On Tuesday, I took part in an on-air discussion at NJ News Commons about the future of local news in New Jersey and beyond.
Exhibit A was Fox Broadcasting Company’s decision to replace WWOR’s evening newscast with Chasing New Jersey, a TV newsmagazine modeled after the celebrity gossip show TMZ.
Chasing New Jersey is Fox’s attempt to reinvent local news. Its format — young reporters “chasing” events around the state and reporting them back in conversations with colleagues — is a departure from the standard news fare featuring co-anchors seated before a teleprompter.
The switch is Fox’s attempt to appeal to a younger demographic, especially those 18-to-34-year-olds that advertisers pay top dollar to reach.
While innovation is welcome, the show raises the question, now before the Federal Communications Commission, of whether WWOR is meeting its public-interest obligation to viewers in New Jersey.
In exchange for free access to the public airwaves, local broadcasters are legally bound to serve the “public interest, convenience and necessity.”
WWOR’s reputation in that regard has been far from stellar. Community groups led by the Voice for New Jersey have asked the FCC to deny the renewal of its broadcast license, claiming that the Secaucus-based station “turns its back on the state,” instead focusing on the large New York City audience to the north.
The late Sen. Frank Lautenberg championed Voice for New Jersey’s complaint, asserting that WWOR “must devote a specific and substantial amount of airtime each week to New Jersey news stories and events.” After Lautenberg’s death in June, his Senate colleague Bob Menendez and Rep. Frank Pallone called on the FCC to investigate and act against the Fox-owned station.
While WWOR’s previous approach left New Jersey news out of the mix, Chasing New Jersey serves it up like a Jell-O shot: fast, dizzying and targeted at younger audiences.
Reporters, or “chasers” as they’re called, gather in a news scrum to recount their daily investigations. They’re prompted by show MC and Republican politician Bill Spadea, whose fahgettaboudit affectations are drawn from well-worn New Jersey clichés. The show’s opening and closing credits rip off the Sopranos’. And the chasers’ comments, like Hank Flynn recounting his youthful pot-smoking obsession, often feel like outtakes from MTV’s Jersey Shore.
“It felt like they’re trying too hard,” Diana Marszalek of TVNewsCheck said on Tuesday. “I don’t know how hip you need to be to appeal to hipsters ... This seemed so fast, so furious, so cool, so hip that it took over the program. It did lose some worthy content in the process.”
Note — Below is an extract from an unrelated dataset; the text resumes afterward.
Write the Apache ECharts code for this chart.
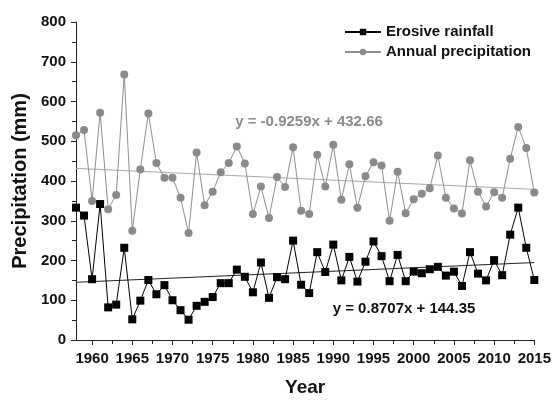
<!DOCTYPE html>
<html>
<head>
<meta charset="utf-8">
<title>Erosive rainfall and annual precipitation</title>
<script src="https://cdn.jsdelivr.net/npm/echarts@6/dist/echarts.min.js"></script>
<style>
  html, body { margin: 0; padding: 0; background: #fff; }
  #chart { width: 554px; height: 402px; }
</style>
</head>
<body>
<div id="chart"></div>
<script>
// Observation years
const years = [
  1958, 1959, 1960, 1961, 1962, 1963, 1964, 1965, 1966, 1967,
  1968, 1969, 1970, 1971, 1972, 1973, 1974, 1975, 1976, 1977,
  1978, 1979, 1980, 1981, 1982, 1983, 1984, 1985, 1986, 1987,
  1988, 1989, 1990, 1991, 1992, 1993, 1994, 1995, 1996, 1997,
  1998, 1999, 2000, 2001, 2002, 2003, 2004, 2005, 2006, 2007,
  2008, 2009, 2010, 2011, 2012, 2013, 2014, 2015
];

// Erosive rainfall (mm)
const erosiveRainfall = [
  333, 313, 153, 342, 82, 89, 232, 52, 99, 151,
  115, 138, 100, 75, 51, 86, 96, 108, 143, 143,
  177, 159, 120, 195, 106, 158, 153, 250, 139, 118,
  221, 171, 240, 150, 209, 147, 197, 248, 211, 148,
  214, 148, 172, 168, 178, 184, 162, 172, 136, 221,
  167, 150, 201, 163, 265, 333, 232, 151
];

// Annual precipitation (mm)
const annualPrecipitation = [
  515, 528, 350, 572, 329, 365, 668, 275, 429, 570,
  445, 408, 408, 358, 269, 472, 339, 373, 422, 445,
  487, 444, 317, 386, 307, 410, 385, 485, 325, 317,
  466, 386, 491, 353, 442, 333, 412, 447, 439, 300,
  423, 319, 354, 368, 382, 464, 358, 331, 318, 452,
  373, 336, 372, 358, 456, 536, 483, 371
];

// Linear trends, x = year index starting at 1
const erosiveTrend = { slope: 0.8707, intercept: 144.35 };
const annualTrend = { slope: -0.9259, intercept: 432.66 };

// Axis ticks and labels
const xMajorTicks = [1960, 1965, 1970, 1975, 1980, 1985, 1990, 1995, 2000, 2005, 2010, 2015];
const xMinorTicks = [1962.5, 1967.5, 1972.5, 1977.5, 1982.5, 1987.5, 1992.5, 1997.5, 2002.5, 2007.5, 2012.5];
const yTicks = [0, 100, 200, 300, 400, 500, 600, 700, 800];

const seriesNames = ['Erosive rainfall', 'Annual precipitation'];
const eqLabels = ['y = 0.8707x + 144.35', 'y = -0.9259x + 432.66'];

const FONT = '"Liberation Sans", Arial, sans-serif';

function pairs(vals) {
  return years.map((y, i) => [y, vals[i]]);
}
function trendLine(t) {
  const n = years.length;
  return [
    [years[0], t.intercept + t.slope * 1],
    [years[n - 1], t.intercept + t.slope * n]
  ];
}

const chart = echarts.init(document.getElementById('chart'), null, { renderer: 'canvas' });

const axisLine = { show: true, lineStyle: { color: '#222', width: 1 } };

chart.setOption({
  backgroundColor: '#fff',
  animation: false,
  textStyle: { fontFamily: FONT },
  grid: { left: 76, right: 17, top: 22, bottom: 58, containLabel: false },
  legend: {
    data: seriesNames,
    orient: 'vertical',
    left: 344,
    top: 24,
    padding: 0,
    itemWidth: 36,
    itemHeight: 8,
    itemGap: 4,
    textStyle: { fontFamily: FONT, fontWeight: 'bold', fontSize: 15, color: '#111', lineHeight: 16, padding: [0, 0, 0, 0] }
  },
  xAxis: [
    {
      type: 'value',
      min: years[0],
      max: years[years.length - 1],
      name: 'Year',
      nameLocation: 'middle',
      nameGap: 38,
      nameTextStyle: { fontFamily: FONT, fontWeight: 'bold', fontSize: 19, color: '#111' },
      axisLine: axisLine,
      axisTick: { show: true, inside: false, length: 5, customValues: xMajorTicks, lineStyle: { color: '#222' } },
      axisLabel: {
        show: true, margin: 11, customValues: xMajorTicks,
        fontFamily: FONT, fontWeight: 'bold', fontSize: 15, color: '#111',
        formatter: v => String(v)
      },
      splitLine: { show: false }
    },
    {
      type: 'value',
      min: years[0],
      max: years[years.length - 1],
      position: 'bottom',
      axisLine: { show: false },
      axisTick: { show: true, inside: false, length: 4, customValues: xMinorTicks, lineStyle: { color: '#222' } },
      axisLabel: { show: false },
      splitLine: { show: false }
    }
  ],
  yAxis: {
    type: 'value',
    min: yTicks[0],
    max: yTicks[yTicks.length - 1],
    interval: 100,
    name: 'Precipitation (mm)',
    nameLocation: 'middle',
    nameGap: 46,
    nameTextStyle: { fontFamily: FONT, fontWeight: 'bold', fontSize: 20, color: '#111' },
    axisLine: axisLine,
    axisTick: { show: true, inside: false, length: 5, lineStyle: { color: '#222' } },
    minorTick: { show: true, splitNumber: 2, length: 4, lineStyle: { color: '#222' } },
    axisLabel: { margin: 10, fontFamily: FONT, fontWeight: 'bold', fontSize: 15, color: '#111' },
    splitLine: { show: false },
    minorSplitLine: { show: false }
  },
  series: [
    {
      name: 'Annual precipitation trend',
      type: 'line',
      data: trendLine(annualTrend),
      symbol: 'none',
      lineStyle: { color: '#a8a8a8', width: 1 },
      silent: true,
      z: 1
    },
    {
      name: 'Erosive rainfall trend',
      type: 'line',
      data: trendLine(erosiveTrend),
      symbol: 'none',
      lineStyle: { color: '#222', width: 1 },
      silent: true,
      z: 1
    },
    {
      name: seriesNames[1],
      type: 'line',
      data: pairs(annualPrecipitation),
      symbol: 'circle',
      symbolSize: 8,
      itemStyle: { color: '#8a8a8a' },
      lineStyle: { color: '#8e8e8e', width: 1 },
      z: 2
    },
    {
      name: seriesNames[0],
      type: 'line',
      data: pairs(erosiveRainfall),
      symbol: 'rect',
      symbolSize: 8,
      itemStyle: { color: '#000' },
      lineStyle: { color: '#000', width: 1 },
      z: 3
    }
  ],
  graphic: [
    {
      type: 'text',
      x: 309, y: 122,
      style: {
        text: eqLabels[1], fill: '#8a8a8a',
        font: 'bold 15px ' + FONT, align: 'center', verticalAlign: 'middle'
      }
    },
    {
      type: 'text',
      x: 404, y: 309,
      style: {
        text: eqLabels[0], fill: '#111',
        font: 'bold 15px ' + FONT, align: 'center', verticalAlign: 'middle'
      }
    }
  ]
});
</script>
</body>
</html>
Fox is undaunted and plans to try its chasing-news formula elsewhere. It’s already registered the trademarks for titles including Chasing Florida and Chasing Texas, according to Brian Stelter of the New York Times.
The common refrain of media companies promoting infotainment is that they’re simply giving the people the news they want — that forcing viewers to eat news broccoli (or reporting on community affairs, politics and the economy) is a recipe for ratings failure.
But in 2010, American University released a study of the Philadelphia media market that found that residents wanted more public affairs coverage than what local broadcast outlets provided.
If Fox wants to experiment with new formats, it might consider focusing on issues that resonate locally. How about deploying chasers to city halls, where there’s been a statewide outbreak of double-dipping public officials? How about exploring the movement to protect the rights of New Jersey’s diverse immigrant population, or investigating the money behind Gov. Chris Christie’s multimillion-dollar political advertising spree?
Recent FEMA flood maps are redrawing the economics of the real Jersey Shore. It’s safe to say there’s a story to chase down there.
The real revolution in news reporting is not the fluff that springs from the minds of Fox execs. It’s what you find in the work of local independent news operations. (Just click the links above for proof.)
But decision makers at broadcast conglomerates are too focused on chasing profits to see the potential for hard-hitting journalism in the communities they’re supposed to serve.